Syrians were killed by Syrians. Syrians ran away from Syrians and then drowned in the ocean off Europe or were kicked by photographers. Donald Trump threw his flokati hair into the political ring. A pilot purposefully crashed a plane into the Swiss Alps, killing all 150 people on board. Justin Bieber was still a thing. Ebola continued to claim lives in West Africa. Kim Jong-un maintained a very bad hairdo and claimed North Korea had a hydrogen bomb. China disappeared in a pall of smog. Extremists murdered 130 people in Paris. Droughts hit. Floods hit. Black people were killed by police in America. Random people were killed by sociopaths in America. Fifa was sullied by scandal. Athletics was sullied by scandal. Burundi erupted in violence again. Ethiopia approached famine again. Adele made a lot of money from a song about phoning someone. Instagram became a thing. Students in South Africa demanded that fees must fall. Lots of people in South Africa demanded that Zuma must fall. The rand fell and fell and fell.
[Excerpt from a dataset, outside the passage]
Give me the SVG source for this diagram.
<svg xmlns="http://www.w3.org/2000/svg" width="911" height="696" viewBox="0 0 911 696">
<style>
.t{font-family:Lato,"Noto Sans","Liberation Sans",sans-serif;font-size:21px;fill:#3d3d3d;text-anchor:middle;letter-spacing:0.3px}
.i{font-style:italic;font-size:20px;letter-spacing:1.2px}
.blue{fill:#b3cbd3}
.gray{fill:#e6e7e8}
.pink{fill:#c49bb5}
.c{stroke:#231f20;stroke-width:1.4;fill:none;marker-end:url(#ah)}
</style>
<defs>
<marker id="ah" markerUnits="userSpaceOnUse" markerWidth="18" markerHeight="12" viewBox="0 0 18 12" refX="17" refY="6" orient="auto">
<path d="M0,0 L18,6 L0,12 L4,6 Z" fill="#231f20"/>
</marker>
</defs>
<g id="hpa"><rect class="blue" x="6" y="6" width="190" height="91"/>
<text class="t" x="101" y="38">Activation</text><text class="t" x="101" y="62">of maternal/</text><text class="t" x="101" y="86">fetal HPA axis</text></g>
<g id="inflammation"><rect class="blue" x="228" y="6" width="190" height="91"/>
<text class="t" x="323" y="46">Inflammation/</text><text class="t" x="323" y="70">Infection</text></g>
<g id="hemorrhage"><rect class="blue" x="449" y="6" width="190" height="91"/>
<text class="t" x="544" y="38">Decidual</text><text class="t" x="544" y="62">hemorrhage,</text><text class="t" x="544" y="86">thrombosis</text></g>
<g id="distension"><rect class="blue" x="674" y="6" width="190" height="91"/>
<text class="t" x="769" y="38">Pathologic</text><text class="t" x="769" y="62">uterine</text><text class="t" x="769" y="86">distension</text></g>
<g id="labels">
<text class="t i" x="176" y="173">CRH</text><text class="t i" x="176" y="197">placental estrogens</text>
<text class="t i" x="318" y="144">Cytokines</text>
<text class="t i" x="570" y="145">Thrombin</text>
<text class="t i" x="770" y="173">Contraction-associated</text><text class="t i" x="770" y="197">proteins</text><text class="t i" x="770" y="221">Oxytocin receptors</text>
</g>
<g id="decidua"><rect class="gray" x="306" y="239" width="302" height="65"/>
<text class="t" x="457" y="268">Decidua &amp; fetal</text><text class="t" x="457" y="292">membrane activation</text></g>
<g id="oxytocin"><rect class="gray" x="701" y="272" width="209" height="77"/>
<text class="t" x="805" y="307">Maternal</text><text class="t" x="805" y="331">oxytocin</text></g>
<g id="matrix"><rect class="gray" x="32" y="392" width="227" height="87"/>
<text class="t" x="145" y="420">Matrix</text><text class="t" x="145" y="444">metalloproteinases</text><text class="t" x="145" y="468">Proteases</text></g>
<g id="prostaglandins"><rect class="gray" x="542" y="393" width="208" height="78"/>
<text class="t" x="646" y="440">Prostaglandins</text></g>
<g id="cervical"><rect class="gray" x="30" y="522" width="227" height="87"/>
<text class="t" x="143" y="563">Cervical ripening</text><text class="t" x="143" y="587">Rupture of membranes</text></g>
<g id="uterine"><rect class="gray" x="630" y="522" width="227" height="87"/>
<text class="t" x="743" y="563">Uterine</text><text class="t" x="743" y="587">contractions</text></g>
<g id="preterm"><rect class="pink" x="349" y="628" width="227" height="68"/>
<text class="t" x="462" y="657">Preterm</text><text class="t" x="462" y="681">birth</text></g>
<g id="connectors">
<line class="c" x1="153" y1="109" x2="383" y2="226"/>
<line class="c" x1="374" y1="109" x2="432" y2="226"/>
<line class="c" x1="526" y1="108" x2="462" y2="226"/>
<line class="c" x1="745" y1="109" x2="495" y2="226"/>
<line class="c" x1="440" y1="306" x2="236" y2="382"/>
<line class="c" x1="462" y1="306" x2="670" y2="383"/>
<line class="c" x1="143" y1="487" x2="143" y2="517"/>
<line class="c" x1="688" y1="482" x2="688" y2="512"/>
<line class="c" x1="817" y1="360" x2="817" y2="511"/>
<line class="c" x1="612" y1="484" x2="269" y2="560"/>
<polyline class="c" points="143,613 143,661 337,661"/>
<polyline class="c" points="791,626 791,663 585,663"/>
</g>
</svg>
And I made my first trifle. I forgot the fruit but made up for it with sherry.

On the face of it, doomsday believers could seem justified. “It’s the end of the world!” they shriek. “We’re reaping what we sowed! And when will that Adele lose weight?”

But the world is no longer that simple (and Adele looks bloody marvellous).

While digital media often provides an unnecessary quotient of cat pictures and trifle recipes, it also offers a picture of humanity that augments the seeming mess we are in. Unlike the homogenous propaganda surrounding those other “apocalyptic” eras of world wars, famine, pestilence and plagues, the world is no longer presented as black and white; good or evil. There are shades of grey in between that more accurately represent who we are: a species in transformation, with all the concomitant challenges and upheavals.

And while the online world won’t save us from ourselves – and Justin Bieber will remain a thing until another thing comes along – it provides us with a virtual spirit level that balances out flat pronouncements with counter-narratives, context and warm pockets of humanity.

I recently read an online story about a Syrian refugee who cooks and serves free plates of food to Berlin’s homeless as a way of thanking the German people for their generosity. Earlier this year, I read tweets supporting black victims of police gun violence in the US. I read about people across Europe opening their homes to refugees. I followed online debates about white privilege, education, corruption, media slants, racism, ubuntu and leadership in South Africa. I started following a Liberian doctor on Twitter who provides a compassionate and hopeful picture of Ebola in that country.

I joined an online argument with Trump supporters who are determined to “make America white again”.

Over the past week, I’ve been following British astronaut Tim Peake’s tweets as he embarks on a six-month stay at the International Space Station. His excitement is infectious: video footage shows him grinning like a boy finally fulfilling a childhood dream. But it is his photographs of Earth that are so poignant and breathtaking. From 400km away, our planet is silent, often swirled in cloud – a peaceful and perfect orb; a thing of dreams.

And even though we have maimed it, plundered it and filled it with greed, hatred and ignorance, it is still achingly beautiful, patiently turning on its axis, holding us on its surface.

As we head into another year, these images are the ultimate spirit level: a humbling reminder that in all of our complexity and our relative insignificance, we might just be worth fighting for.